On peut déduire du contexte de ce verset que cette sorte de fanatisme provient de l’ignorance.
al-Akhlâq fî al-Qurân, de sheikh Nasser Makâram Shîrâzî p190
Le Prince des croyants(p) donne deux exemples de fanatisme en se référant au noble Coran :
Le Prince des croyants(p) cite d’abord Iblis en exemple, le présentant comme étant la première créature qui a manifesté son fanatisme.
« Quant à Iblis, il a fait preuve de fanatisme contre Adam en son principe. Il le calomnia à propos de sa création. Il dit : « Je suis de feu et toi tu es d’argile. »
Puis il(p) cite une classe sociale encline au fanatisme :
« Quant aux riches des gens aisés des nations, ils font preuve de fanatisme pour les effets du lieu des bienfaits. Alors, ils dirent : {Nous avons plus de biens et d’enfants et nous ne serons pas châtiés.}(35/34 Saba') (Nahj al-Balâgha, Sermon 192 al-Qâsi‘at p428)

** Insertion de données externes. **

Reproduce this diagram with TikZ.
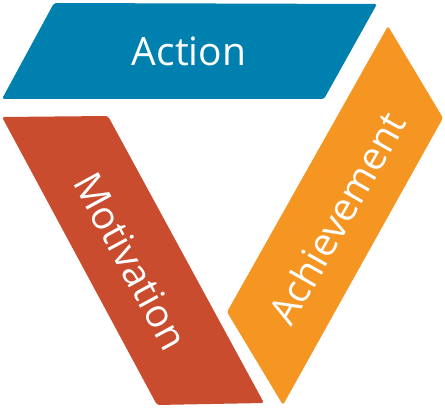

On peut déduire de ce qui a été dit que le ou les contraire(s) du fanatisme sont :
1) admettre et se soumettre à la vérité et ne pas suivre le faux.
2) l’équité et ne pas commettre d’injustice à l’encontre d’autrui.
Nous aurons l’occasion d’y revenir quand nous traiterons le traitement de cette maladie.
Avant de voir les différentes formes que peut prendre le fanatisme et les critères qui permettent de distinguer le fanatisme louable de celui blâmable, nous verrons l’origine de cette grave maladie.
(1) sajiyyah, pl. sajâyâ : nature, naturel, aptitude, caractère, humeur, disposition affective.
(2) nom d’action de la 5e f. dérivée du verbe « ‘asaba » (notant un sens réfléchi de la 2e f. qui indique en général l’intensité ou/et la répétition de l’action) qui est traduit dans les dictionnaires Ar/Fs par ‘le fait de prendre parti pour quelqu’un contre quelqu’un d’autre, d’être fanatique, sectaire’.